**SUPPLIED DATA:**
···
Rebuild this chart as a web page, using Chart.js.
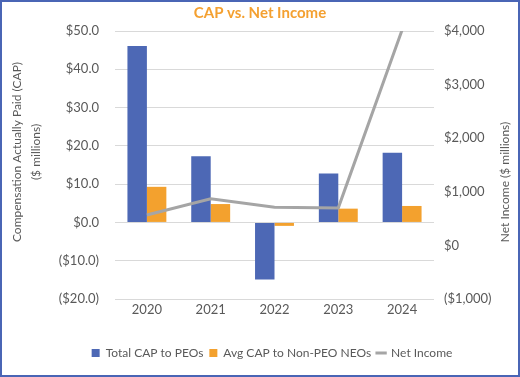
<!DOCTYPE html>
<html><head><meta charset="utf-8">
<script src="https://cdn.jsdelivr.net/npm/chart.js@4"></script>
<style>
html,body{margin:0;padding:0;background:#fff;}
#wrap{position:relative;width:520px;height:377px;}
#wrap:after{content:"";position:absolute;left:0;top:0;right:0;bottom:0;border:2px solid #4A65B5;box-sizing:border-box;pointer-events:none;}
canvas{display:block;}
</style></head>
<body>
<div id="wrap"><canvas id="c" width="520" height="377"></canvas></div>
<script>
const years = ["2020","2021","2022","2023","2024"];
const peoCap = [46.1, 17.3, -14.9, 12.8, 18.2];
const neoCap = [9.3, 4.8, -0.9, 3.6, 4.3];
const netIncome = [568, 871, 714, 700, 4020];
const leftTicks = [-20, -10, 0, 10, 20, 30, 40, 50];
const rightTicks = [-1000, 0, 1000, 2000, 3000, 4000];
const leftTitle = ["Compensation Actually Paid (CAP)", "($ millions)"];
const rightTitle = "Net Income ($ millions)";

const FONT = "Lato, 'Open Sans', sans-serif";
const GREY = "#595959";
Chart.defaults.font.family = FONT;
Chart.defaults.color = GREY;

function fmtL(v){ const s = "$" + Math.abs(v).toFixed(1); return v < 0 ? "(" + s + ")" : s; }
function fmtR(v){ const s = "$" + Math.abs(v).toLocaleString("en-US"); return v < 0 ? "(" + s + ")" : s; }

const axisTitles = {
  id:"axisTitles",
  afterLayout(chart){
    if (chart.legend){ chart.legend.left += 12; chart.legend.right += 12; }
  },
  afterDraw(chart){
    const ctx = chart.ctx;
    ctx.save();
    ctx.fillStyle = GREY;
    ctx.font = "12px " + FONT;
    ctx.textAlign = "center";
    ctx.textBaseline = "middle";
    ctx.save();
    ctx.translate(17, 152);
    ctx.rotate(-Math.PI/2);
    ctx.fillText(leftTitle[0], 0, 0);
    ctx.fillText(leftTitle[1], 0, 19);
    ctx.restore();
    ctx.save();
    ctx.translate(505, 182);
    ctx.rotate(-Math.PI/2);
    ctx.fillText(rightTitle, 0, 0);
    ctx.restore();
    ctx.restore();
  }
};

new Chart(document.getElementById("c"), {
  data: {
    labels: years,
    datasets: [
      {type:"line", label:"Net Income", data:netIncome, yAxisID:"yR", borderColor:"#A5A5A5", backgroundColor:"#A5A5A5", borderWidth:3, pointRadius:0, tension:0, order:0, pointStyle:"line"},
      {type:"bar", label:"Total CAP to PEOs", data:peoCap, yAxisID:"yL", backgroundColor:"#4D68B5", categoryPercentage:0.61, barPercentage:1, order:1, pointStyle:"rect"},
      {type:"bar", label:"Avg CAP to Non-PEO NEOs", data:neoCap, yAxisID:"yL", backgroundColor:"#F3A12E", categoryPercentage:0.61, barPercentage:1, order:2, pointStyle:"rect"}
    ]
  },
  options: {
    responsive:false, animation:false,
    layout:{padding:{top:0,bottom:8,left:0,right:0}},
    plugins:{
      title:{display:true, text:"CAP vs. Net Income", color:"#F4A030", font:{size:15, weight:"bold", family:FONT}, padding:{top:4,bottom:9}},
      legend:{position:"bottom", labels:{
        usePointStyle:true, boxWidth:8, boxHeight:8, font:{size:12}, color:GREY, padding:6,
        sort:(a,b)=>{const o={"Total CAP to PEOs":0,"Avg CAP to Non-PEO NEOs":1,"Net Income":2};return o[a.text]-o[b.text];},
        generateLabels:(chart)=>{
          const items = Chart.defaults.plugins.legend.labels.generateLabels(chart);
          items.forEach(it=>{ if(it.text==="Net Income"){ it.pointStyle="line"; it.lineWidth=3; it.strokeStyle="#A5A5A5"; } else { it.lineWidth=0; }});
          return items;
        }
      }},
      tooltip:{enabled:false}
    },
    scales:{
      x:{grid:{display:false, drawTicks:false}, border:{display:false}, ticks:{font:{size:13}, color:GREY, padding:3},
        afterFit:(s)=>{s.height=42;}},
      yL:{position:"left", min:-20, max:50, afterBuildTicks:(s)=>{s.ticks=leftTicks.map(v=>({value:v}));},
        ticks:{callback:fmtL, font:{size:13}, color:GREY, padding:16},
        grid:{color:"#D9D9D9", drawTicks:false, lineWidth:1}, border:{display:false},
        title:{display:false},
        afterFit:(s)=>{s.width=115;}},
      yR:{position:"right", min:-1000, max:4000, afterBuildTicks:(s)=>{s.ticks=rightTicks.map(v=>({value:v}));},
        ticks:{callback:fmtR, font:{size:13}, color:GREY, padding:10},
        grid:{display:false, drawTicks:false}, border:{display:false},
        title:{display:false},
        afterFit:(s)=>{s.width=86;}}
    }
  },
  plugins:[axisTitles]
});
</script>
</body></html>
···
**WHAT IS NEEDED:** Omit any images, then output the listing exactly.

**FINISHED TASK:**
Rebuild this chart as a web page, using Chart.js.
<!DOCTYPE html>
<html><head><meta charset="utf-8">
<script src="https://cdn.jsdelivr.net/npm/chart.js@4"></script>
<style>
html,body{margin:0;padding:0;background:#fff;}
#wrap{position:relative;width:520px;height:377px;}
#wrap:after{content:"";position:absolute;left:0;top:0;right:0;bottom:0;border:2px solid #4A65B5;box-sizing:border-box;pointer-events:none;}
canvas{display:block;}
</style></head>
<body>
<div id="wrap"><canvas id="c" width="520" height="377"></canvas></div>
<script>
const years = ["2020","2021","2022","2023","2024"];
const peoCap = [46.1, 17.3, -14.9, 12.8, 18.2];
const neoCap = [9.3, 4.8, -0.9, 3.6, 4.3];
const netIncome = [568, 871, 714, 700, 4020];
const leftTicks = [-20, -10, 0, 10, 20, 30, 40, 50];
const rightTicks = [-1000, 0, 1000, 2000, 3000, 4000];
const leftTitle = ["Compensation Actually Paid (CAP)", "($ millions)"];
const rightTitle = "Net Income ($ millions)";

const FONT = "Lato, 'Open Sans', sans-serif";
const GREY = "#595959";
Chart.defaults.font.family = FONT;
Chart.defaults.color = GREY;

function fmtL(v){ const s = "$" + Math.abs(v).toFixed(1); return v < 0 ? "(" + s + ")" : s; }
function fmtR(v){ const s = "$" + Math.abs(v).toLocaleString("en-US"); return v < 0 ? "(" + s + ")" : s; }

const axisTitles = {
  id:"axisTitles",
  afterLayout(chart){
    if (chart.legend){ chart.legend.left += 12; chart.legend.right += 12; }
  },
  afterDraw(chart){
    const ctx = chart.ctx;
    ctx.save();
    ctx.fillStyle = GREY;
    ctx.font = "12px " + FONT;
    ctx.textAlign = "center";
    ctx.textBaseline = "middle";
    ctx.save();
    ctx.translate(17, 152);
    ctx.rotate(-Math.PI/2);
    ctx.fillText(leftTitle[0], 0, 0);
    ctx.fillText(leftTitle[1], 0, 19);
    ctx.restore();
    ctx.save();
    ctx.translate(505, 182);
    ctx.rotate(-Math.PI/2);
    ctx.fillText(rightTitle, 0, 0);
    ctx.restore();
    ctx.restore();
  }
};

new Chart(document.getElementById("c"), {
  data: {
    labels: years,
    datasets: [
      {type:"line", label:"Net Income", data:netIncome, yAxisID:"yR", borderColor:"#A5A5A5", backgroundColor:"#A5A5A5", borderWidth:3, pointRadius:0, tension:0, order:0, pointStyle:"line"},
      {type:"bar", label:"Total CAP to PEOs", data:peoCap, yAxisID:"yL", backgroundColor:"#4D68B5", categoryPercentage:0.61, barPercentage:1, order:1, pointStyle:"rect"},
      {type:"bar", label:"Avg CAP to Non-PEO NEOs", data:neoCap, yAxisID:"yL", backgroundColor:"#F3A12E", categoryPercentage:0.61, barPercentage:1, order:2, pointStyle:"rect"}
    ]
  },
  options: {
    responsive:false, animation:false,
    layout:{padding:{top:0,bottom:8,left:0,right:0}},
    plugins:{
      title:{display:true, text:"CAP vs. Net Income", color:"#F4A030", font:{size:15, weight:"bold", family:FONT}, padding:{top:4,bottom:9}},
      legend:{position:"bottom", labels:{
        usePointStyle:true, boxWidth:8, boxHeight:8, font:{size:12}, color:GREY, padding:6,
        sort:(a,b)=>{const o={"Total CAP to PEOs":0,"Avg CAP to Non-PEO NEOs":1,"Net Income":2};return o[a.text]-o[b.text];},
        generateLabels:(chart)=>{
          const items = Chart.defaults.plugins.legend.labels.generateLabels(chart);
          items.forEach(it=>{ if(it.text==="Net Income"){ it.pointStyle="line"; it.lineWidth=3; it.strokeStyle="#A5A5A5"; } else { it.lineWidth=0; }});
          return items;
        }
      }},
      tooltip:{enabled:false}
    },
    scales:{
      x:{grid:{display:false, drawTicks:false}, border:{display:false}, ticks:{font:{size:13}, color:GREY, padding:3},
        afterFit:(s)=>{s.height=42;}},
      yL:{position:"left", min:-20, max:50, afterBuildTicks:(s)=>{s.ticks=leftTicks.map(v=>({value:v}));},
        ticks:{callback:fmtL, font:{size:13}, color:GREY, padding:16},
        grid:{color:"#D9D9D9", drawTicks:false, lineWidth:1}, border:{display:false},
        title:{display:false},
        afterFit:(s)=>{s.width=115;}},
      yR:{position:"right", min:-1000, max:4000, afterBuildTicks:(s)=>{s.ticks=rightTicks.map(v=>({value:v}));},
        ticks:{callback:fmtR, font:{size:13}, color:GREY, padding:10},
        grid:{display:false, drawTicks:false}, border:{display:false},
        title:{display:false},
        afterFit:(s)=>{s.width=86;}}
    }
  },
  plugins:[axisTitles]
});
</script>
</body></html>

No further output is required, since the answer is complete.